Transitioning from one healthcare marketing agency to another should be handled as a structured process, not a last-minute event. A careful transition protects data, preserves momentum and positions your next agency to succeed rather than starting from scratch. In healthcare, where marketing is closely linked with compliance, reputation and access, a rushed handoff can set you back months.

Start with Access and Asset Security

Before announcing or finalizing a transition, make sure you have secure access to all critical assets. This includes analytics platforms, advertising accounts, social media profiles, website CMS access, tag managers, call tracking systems, CRM integrations, reporting dashboards and creative files. Ideally, these accounts should be owned by your organization—not the agency—with appropriate permissions granted.
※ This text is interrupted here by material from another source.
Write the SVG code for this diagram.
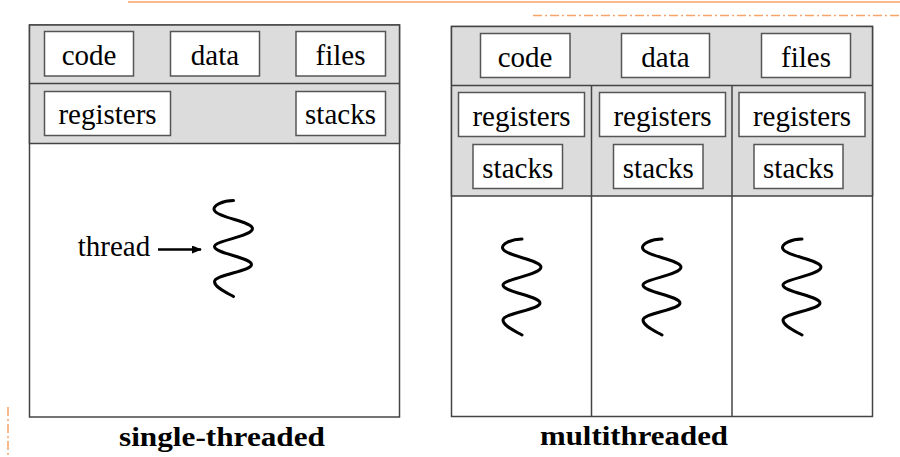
<svg xmlns="http://www.w3.org/2000/svg" width="900" height="457" viewBox="0 0 900 457">
<defs>
<style>
.panel{fill:#dcdcdc;stroke:#444;stroke-width:1.5}
.area{fill:#ffffff;stroke:#444;stroke-width:1.5}
.div{stroke:#444;stroke-width:1.5;fill:none}
.box{fill:#ffffff;stroke:#555;stroke-width:1.5}
text{font-family:'Liberation Serif',Tinos,'Noto Serif','DejaVu Serif','Times New Roman',Times,serif;fill:#000;text-anchor:middle}
.lbl{font-size:29px}
.cap{font-size:28px;font-weight:bold}
.wave{fill:none;stroke:#000;stroke-width:3;stroke-linecap:round}
.deco{stroke:#f5a46a;stroke-width:1.5;fill:none}
.dash{stroke:#f5a46a;stroke-width:1.5;fill:none;stroke-dasharray:9 3 2 3}
</style>
<path id="squiggle" class="wave" d="M522 239 C512 239 500 244 503 249 C506 256 541 260 541 267 C541 275 503 279 503 285 C503 292 540 296 540 303 C540 310 503 313 503 320 C503 326 515 331 522 335"/>
<marker id="arrow" markerWidth="10" markerHeight="8" refX="9" refY="4" orient="auto" markerUnits="userSpaceOnUse">
<path d="M0 0 L10 4 L0 8 Z" fill="#000"/>
</marker>
</defs>
<g id="decoration">
<line class="deco" x1="128" y1="2" x2="900" y2="2"/>
<line class="dash" x1="533" y1="15.5" x2="900" y2="15.5"/>
<line class="dash" x1="8" y1="407" x2="8" y2="457"/>
</g>
<g id="single-threaded">
<rect class="area" x="29.5" y="25" width="370" height="392"/>
<rect class="panel" x="29.5" y="25" width="370" height="118.5"/>
<line class="div" x1="29.5" y1="83.5" x2="399.5" y2="83.5"/>
<g id="s-code"><rect class="box" x="44.5" y="31.5" width="89" height="44.5"/><text class="lbl" x="89" y="64.5">code</text></g>
<g id="s-data"><rect class="box" x="170.5" y="31.5" width="89" height="44.5"/><text class="lbl" x="215" y="64.5">data</text></g>
<g id="s-files"><rect class="box" x="296" y="31.5" width="89.5" height="44.5"/><text class="lbl" x="340.5" y="64.5">files</text></g>
<g id="s-registers"><rect class="box" x="44.5" y="91.5" width="126" height="44"/><text class="lbl" x="107.5" y="124">registers</text></g>
<g id="s-stacks"><rect class="box" x="296" y="91.5" width="89.5" height="44"/><text class="lbl" x="340.5" y="124">stacks</text></g>
<g id="s-thread">
<text class="lbl" x="114" y="255.5">thread</text>
<use href="#squiggle" transform="translate(-288.5,-38.5)"/>
</g>
<text class="cap" x="222" y="446" textLength="206" lengthAdjust="spacingAndGlyphs">single-threaded</text>
</g>
<g id="multithreaded">
<rect class="area" x="451.5" y="26.5" width="421" height="390"/>
<rect class="panel" x="451.5" y="26.5" width="421" height="169.5"/>
<line class="div" x1="451.5" y1="85.5" x2="872.5" y2="85.5"/>
<line class="div" x1="591.5" y1="85.5" x2="591.5" y2="416.5"/>
<line class="div" x1="732" y1="85.5" x2="732" y2="416.5"/>
<g id="m-code"><rect class="box" x="480.5" y="33.5" width="89.5" height="44"/><text class="lbl" x="525" y="66.5">code</text></g>
<g id="m-data"><rect class="box" x="621.5" y="33.5" width="88" height="44"/><text class="lbl" x="665.5" y="66.5">data</text></g>
<g id="m-files"><rect class="box" x="761.5" y="33.5" width="89" height="44"/><text class="lbl" x="806" y="66.5">files</text></g>
<g id="m-registers-1"><rect class="box" x="458.5" y="92.5" width="126" height="44"/><text class="lbl" x="521.5" y="125.5">registers</text></g>
<g id="m-registers-2"><rect class="box" x="599.5" y="92.5" width="126" height="44"/><text class="lbl" x="662.5" y="125.5">registers</text></g>
<g id="m-registers-3"><rect class="box" x="739" y="92.5" width="126" height="44"/><text class="lbl" x="802" y="125.5">registers</text></g>
<g id="m-stacks-1"><rect class="box" x="473" y="144.5" width="89.5" height="44"/><text class="lbl" x="517.75" y="177.5">stacks</text></g>
<g id="m-stacks-2"><rect class="box" x="613.5" y="144.5" width="89.5" height="44"/><text class="lbl" x="658.25" y="177.5">stacks</text></g>
<g id="m-stacks-3"><rect class="box" x="754" y="144.5" width="89" height="44"/><text class="lbl" x="798.5" y="177.5">stacks</text></g>
<g id="m-thread-1"><use href="#squiggle"/></g>
<g id="m-thread-2"><use href="#squiggle" transform="translate(140,0)"/></g>
<g id="m-thread-3"><use href="#squiggle" transform="translate(280,0)"/></g>
<text class="cap" x="634" y="445" textLength="188" lengthAdjust="spacingAndGlyphs">multithreaded</text>
</g>
<g id="connectors">
<line x1="158" y1="249.5" x2="201" y2="249.5" stroke="#000" stroke-width="2.5" marker-end="url(#arrow)"/>
</g>
</svg>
In healthcare marketing, historical data is especially valuable. Long buyer journeys mean trends and insights accumulate over time. Losing access to that data can erase months or years of learning. Ensure you have copies of reports, performance summaries, strategy documents, keyword research, creative guidelines, messaging frameworks and compliance notes.

If ownership or access is unclear, address it early and professionally. Most agencies will cooperate when expectations are clear. Waiting until the last week of a contract often creates unnecessary tension and risk.

Define a Clear Transition Timeline

A thoughtful transition plan includes explicit timelines. Identify when the current agency’s responsibilities end, when the new agency begins and whether there will be an overlap period. Even a short overlap—two to four weeks—can dramatically reduce disruption, especially for paid media, SEO or complex digital frameworks.

During this period, define who owns what. Who is responsible for live campaigns? Who is making changes? Who is monitoring performance? Ambiguity here can lead to mistakes, duplicated effort, or gaps in coverage.

If overlap isn’t possible, document responsibilities meticulously and consider a temporary internal owner to bridge the gap.

Use the Transition as a Strategic Reset

A transition is not simply a logistical exercise—it’s a strategic opportunity. Before onboarding a new agency, revisit the lessons from the previous engagement. What worked? What didn’t? Where were expectations unclear? Were goals realistic? Were there internal constraints that limited success?

This examination is critical. Changing agencies without resolving underlying issues often leads to repeating the same problems with a new partner. Use the transition to define priorities, refine success metrics and align internal stakeholders.

Strong organizations treat transitions as a reset point—not a clean slate, but a chance to recalibrate.

Communicate Clearly and Professionally

How you manage the exit matters. Healthcare is a small world, and agency relationships are professional relationships. Communicate clearly, respectfully and without blame. You don’t need to litigate every disappointment—but you do need to be clear with respect to timelines, expectations and handoff requirements.

A professional transition encourages cooperation and reduces risk. It also reflects well on your organization when onboarding a new agency. Agencies pay attention to how clients handle transitions—it signals what kind of partner you’ll be.

Prepare the New Agency for Success

A transition doesn’t end when the old agency exits—it succeeds when the new agency ramps up effectively. Provide the new partner with historical perspective, not just a blank brief. Share prior strategies, performance insights, internal constraints and stakeholder dynamics.

Be honest about challenges. If access, approvals, or operational issues limited performance before, say so. Transparency helps the new agency avoid false assumptions and design more realistic strategies.

Also be realistic about timelines. New agencies need time to learn your organization, market and systems. Expecting instant results during a transition period is rarely fair or productive.

Maintain Internal Ownership

One of the biggest threats during agency transitions is internal disengagement. Marketing leadership must stay involved. Someone internally should own the transition, coordinate stakeholders and act as the single point of accountability.

Without internal ownership, transitions drag on, decisions stall and momentum erodes. Agencies—old or new—cannot manage this alone.

Remember: Transitions Are Normal

Finally, remember that agency transitions are part of the normal lifecycle of healthcare marketing. Organizations change. Markets change. Needs shift. A transition does not mean failure—it means adjustment.

What matters is how the transition is handled. Rushed, reactive changes create disruption. Thoughtful, structured transitions protect performance and set the next partnership up for success.

When selecting a healthcare marketing agency, it’s worth remembering that transitions will happen eventually. Choosing agencies that value documentation, transparency and professionalism makes those moments far easier to manage.

In healthcare marketing, continuity and clarity matter. A deliberate transition ensures you don’t lose either—and positions your organization to move forward with confidence rather than disruption.